Evidemment que oui. Mais j’avais gardé humblement cette satisfaction que d’ailleurs, je ne voulais pas ébruiter vu la mauvaise qualité de l’oeuvre.
Avez-vous eu l’impression que cette opération s’est faite dans la précipitation ?
Absolument. Sinon, pourquoi avoir laissé jusqu’au dernier jour pour penser à réaliser ce travail ?
Avez-vous été contacté par la suite, au sujet de cette impression ?
Non.
Avez-vous des anecdotes, en rapport avec le 1 + 9 à nous raconter ?
La seule qui me vient à l’esprit est qu’après avoir tout brûlé, nous avons mes trois gars et moi-même pris un bon déjeuner composé de beignets et de café au laid chaud, ici même dans cet atelier.
Propos recueillis par Med Achour Ali Ahmed et Djamel Lahlou.

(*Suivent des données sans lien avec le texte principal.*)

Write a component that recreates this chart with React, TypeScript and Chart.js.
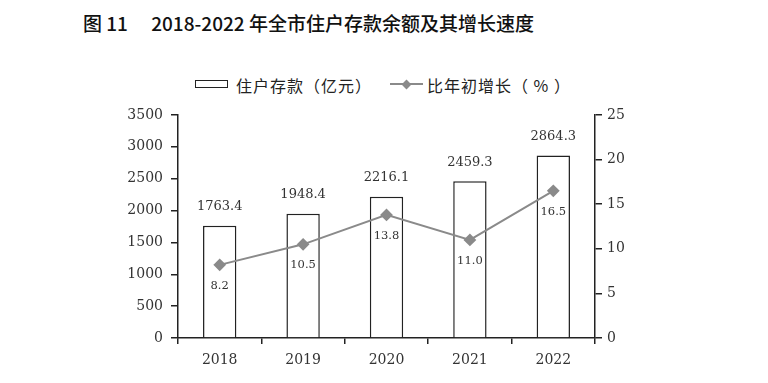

Le cinquantenaire de l’indépendance de l’Algérie (ou du moins celui du cessez-le feu) aurait pu inspirer les postes algérienne et française en vue de réaliser une émission conjointe. Une occasion ratée, encore une fois, comme celle de l’année de l’Algérie en France en 2003 qui a vu l’administration postale algérienne sortir une émission de façon unilatérale. Laissons ce passé qui nous divise aux historiens et occupons-nous de ce qui nous rapproche afin de bâtir un avenir fraternel.
Med Achour Ali Ahmed
Un grand merci d’avoir pu recueillir ce témoignage intéressant et inconnu de la plupart des philatélistes. Nous en profitons pour saluer nos lecteurs en Algérie.